Migrants hold blankets after arriving at Union Station near the U.S. Capitol from Texas on buses in April 2022. Texas Gov. Greg Abbott has continued to send migrants arriving at the U.S.-Mexico border by bus charters to Washington and other liberal-led cities. AP

By DAVID HERNÁNDEZ

Published: 01-23-2024 5:09 PM

Political hypocrisy is the norm for our times. One shameful example of partisan duplicity is the persistent xenophobic vilification of migrants and asylum seekers arriving to the United States in order to boost one’s political scorecard. Two repeat offenders of anti-immigrant grandstanding are Govs. Greg Abbott of Texas and former presidential candidate Ron DeSantis of Florida.

Although migration and border politics have long been a fountain of political currency, gamesmanship with immigrant pawns splashed onto the scene in 2022 when DeSantis and his subordinates coerced 50 weary migrants — many who claimed they were misled — from Texas to Martha’s Vineyard.

Jelani Cobb decried the stunt succinctly in The New Yorker, calling the feat an exercise in “calcified cruelty, malignant politics, and questionable legality.” That sounds about right.

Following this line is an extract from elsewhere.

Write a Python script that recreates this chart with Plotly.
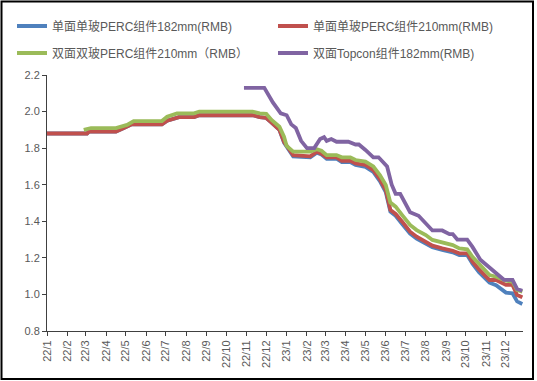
import plotly.graph_objects as go

# ---- data ----
names = ["单面单玻PERC组件182mm(RMB)", "单面单玻PERC组件210mm(RMB)",
         "双面双玻PERC组件210mm（RMB）", "双面Topcon组件182mm(RMB)"]

perc_dates = ["2022-01-01", "2022-03-03", "2022-03-06", "2022-04-16", "2022-04-28", "2022-05-10",
              "2022-06-25", "2022-07-03", "2022-07-21", "2022-08-13", "2022-08-21", "2022-11-10",
              "2022-11-21", "2022-12-01", "2022-12-09", "2022-12-21", "2022-12-28", "2023-01-11",
              "2023-02-06", "2023-02-16", "2023-02-23", "2023-03-03", "2023-03-18", "2023-03-26",
              "2023-04-08", "2023-04-16", "2023-05-01", "2023-05-13", "2023-05-23", "2023-06-01",
              "2023-06-08", "2023-06-16", "2023-06-26", "2023-07-08", "2023-07-18", "2023-08-01",
              "2023-08-11", "2023-08-26", "2023-09-11", "2023-09-21", "2023-10-03", "2023-10-11",
              "2023-10-21", "2023-11-06", "2023-11-16", "2023-12-01", "2023-12-11", "2023-12-18",
              "2023-12-26"]

red_values = [1.88, 1.88, 1.89, 1.89, 1.91, 1.93,
              1.93, 1.95, 1.97, 1.97, 1.98, 1.98,
              1.97, 1.965, 1.94, 1.90, 1.835, 1.762,
              1.755, 1.78, 1.77, 1.75, 1.75, 1.731,
              1.731, 1.717, 1.708, 1.68, 1.63, 1.571,
              1.462, 1.44, 1.398, 1.343, 1.316, 1.288,
              1.267, 1.252, 1.239, 1.225, 1.225, 1.179,
              1.137, 1.079, 1.079, 1.052, 1.052, 0.997,
              0.984]

blue_values = [1.88, 1.88, 1.89, 1.89, 1.91, 1.93,
               1.93, 1.95, 1.97, 1.97, 1.98, 1.98,
               1.97, 1.965, 1.94, 1.90, 1.83, 1.755,
               1.75, 1.775, 1.765, 1.742, 1.742, 1.724,
               1.724, 1.708, 1.698, 1.67, 1.62, 1.56,
               1.452, 1.43, 1.385, 1.332, 1.305, 1.278,
               1.258, 1.243, 1.23, 1.215, 1.215, 1.168,
               1.122, 1.064, 1.05, 1.01, 1.006, 0.962,
               0.948]

green_dates = ["2022-02-26", "2022-03-09", "2022-04-16", "2022-05-03", "2022-05-13", "2022-06-25",
               "2022-07-03", "2022-07-18", "2022-08-13", "2022-08-21", "2022-11-10",
               "2022-11-21", "2022-12-01", "2022-12-09", "2022-12-21", "2022-12-28", "2023-01-01",
               "2023-01-11", "2023-02-06", "2023-02-16", "2023-02-23", "2023-03-03", "2023-03-18",
               "2023-03-26", "2023-04-08", "2023-04-16", "2023-05-01", "2023-05-13", "2023-05-23",
               "2023-06-01", "2023-06-08", "2023-06-16", "2023-06-26", "2023-07-08", "2023-07-18",
               "2023-08-01", "2023-08-11", "2023-08-26", "2023-09-11", "2023-09-21", "2023-10-03",
               "2023-10-11", "2023-10-21", "2023-11-06", "2023-11-16", "2023-12-01", "2023-12-11",
               "2023-12-18", "2023-12-26"]

green_values = [1.90, 1.91, 1.91, 1.927, 1.948, 1.948,
                1.972, 1.99, 1.99, 2.0, 2.0,
                1.99, 1.987, 1.954, 1.917, 1.863, 1.812,
                1.781, 1.781, 1.794, 1.786, 1.762, 1.762,
                1.75, 1.75, 1.735, 1.726, 1.70, 1.653,
                1.598, 1.502, 1.48, 1.434, 1.38, 1.352,
                1.325, 1.298, 1.283, 1.27, 1.252, 1.247,
                1.206, 1.166, 1.106, 1.097, 1.075, 1.07,
                1.024, 1.015]

purple_dates = ["2022-10-28", "2022-11-21", "2022-11-28", "2022-12-11", "2022-12-23", "2023-01-01",
                "2023-01-08", "2023-01-15", "2023-01-23", "2023-02-01", "2023-02-12", "2023-02-21",
                "2023-02-27", "2023-03-03", "2023-03-10", "2023-03-18", "2023-04-05", "2023-04-16",
                "2023-04-21", "2023-05-01", "2023-05-13", "2023-05-21", "2023-06-03", "2023-06-10",
                "2023-06-16", "2023-06-23", "2023-07-01", "2023-07-08", "2023-07-21", "2023-08-01",
                "2023-08-11", "2023-08-26", "2023-09-06", "2023-09-11", "2023-09-18", "2023-10-03",
                "2023-10-11", "2023-10-23", "2023-11-06", "2023-11-18", "2023-11-28", "2023-12-01",
                "2023-12-11", "2023-12-18", "2023-12-26"]

purple_values = [2.13, 2.13, 2.13, 2.05, 1.99, 1.98,
                 1.93, 1.91, 1.84, 1.80, 1.80, 1.85,
                 1.86, 1.84, 1.85, 1.835, 1.835, 1.82,
                 1.82, 1.79, 1.75, 1.75, 1.70, 1.60,
                 1.55, 1.55, 1.50, 1.45, 1.43, 1.39,
                 1.35, 1.35, 1.33, 1.33, 1.30, 1.30,
                 1.26, 1.19, 1.15, 1.11, 1.08, 1.08,
                 1.08, 1.03, 1.02]

tick_dates = ["2022-%02d-01" % m for m in range(1, 13)] + ["2023-%02d-01" % m for m in range(1, 13)]
tick_labels = ["22/%d" % m for m in range(1, 13)] + ["23/%d" % m for m in range(1, 13)]

colors = ["#4F81BD", "#C0504D", "#9BBB59", "#8064A2"]
font_family = "Liberation Sans, Arial, Noto Sans CJK SC, sans-serif"

W, H = 537, 381
L, R, T, B = 47, 14, 75, 50
pw = W - L - R
ph = H - T - B

fig = go.Figure()
series = [(perc_dates, blue_values), (perc_dates, red_values),
          (green_dates, green_values), (purple_dates, purple_values)]
legend_ids = ["legend", "legend2", "legend3", "legend4"]
for i, (xs, ys) in enumerate(series):
    fig.add_trace(go.Scatter(x=xs, y=ys, mode="lines", name=names[i],
                             line=dict(color=colors[i], width=3.8), legend=legend_ids[i]))

# legend positions in pixels (left of legend box, row centre)
legend_px = [(12, 26), (273, 26), (12, 53), (273, 53)]
legend_layout = {}
for lid, (px, py) in zip(legend_ids, legend_px):
    legend_layout[lid] = dict(orientation="h", xanchor="left", yanchor="middle",
                              x=(px - L) / pw, y=1 + (T - py) / ph,
                              font=dict(family=font_family, size=12, color="#595959"),
                              bgcolor="rgba(0,0,0,0)", itemwidth=30)

fig.update_layout(
    width=W, height=H,
    margin=dict(l=L, r=R, t=T, b=B, autoexpand=False),
    paper_bgcolor="white", plot_bgcolor="white",
    font=dict(family=font_family, size=12, color="#595959"),
    showlegend=True,
    xaxis=dict(type="date", range=["2022-01-01", "2023-12-27"],
               tickmode="array", tickvals=tick_dates, ticktext=tick_labels,
               tickangle=-90, ticks="outside", ticklen=4, tickcolor="#404040",
               showline=True, linecolor="#404040", linewidth=1, showgrid=False,
               zeroline=False, automargin=False, tickfont=dict(size=11, color="#595959")),
    yaxis=dict(range=[0.8, 2.2], tickvals=[0.8, 1.0, 1.2, 1.4, 1.6, 1.8, 2.0, 2.2],
               ticktext=["0.8", "1.0", "1.2", "1.4", "1.6", "1.8", "2.0", "2.2"],
               ticks="outside", ticklen=4, tickcolor="#404040",
               showline=True, linecolor="#404040", linewidth=1, showgrid=False,
               zeroline=False, automargin=False, tickfont=dict(size=11, color="#595959")),
    **legend_layout,
)

# outer frame of the picture
fig.add_shape(type="rect", xref="paper", yref="paper",
              x0=(1.5 - L) / pw, x1=(533 - L) / pw,
              y0=-(379 - T - ph) / ph, y1=1 + (T - 1.5) / ph,
              line=dict(color="black", width=2), fillcolor="rgba(0,0,0,0)", layer="below")

fig.write_html("out.html", config={"displayModeBar": False},
               post_script="document.body.style.margin='0';")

Where DeSantis chases political spectacle, Abbott pursues volume. His steady flow of buses has relocated 80,000 lawful asylum seekers — yes, they are lawful migrants — to so-called sanctuary cities (including New York, Chicago, Denver, Los Angeles, Philadelphia, Washington, D.C., and others) since April 2022. They are often stranded without notice to their unsuspecting hosts.

Abbott is no stranger to political charade either — recall on Christmas Eve 2022, Abbott dumped 130 migrants in freezing weather at the residence of Vice President Kamala Harris.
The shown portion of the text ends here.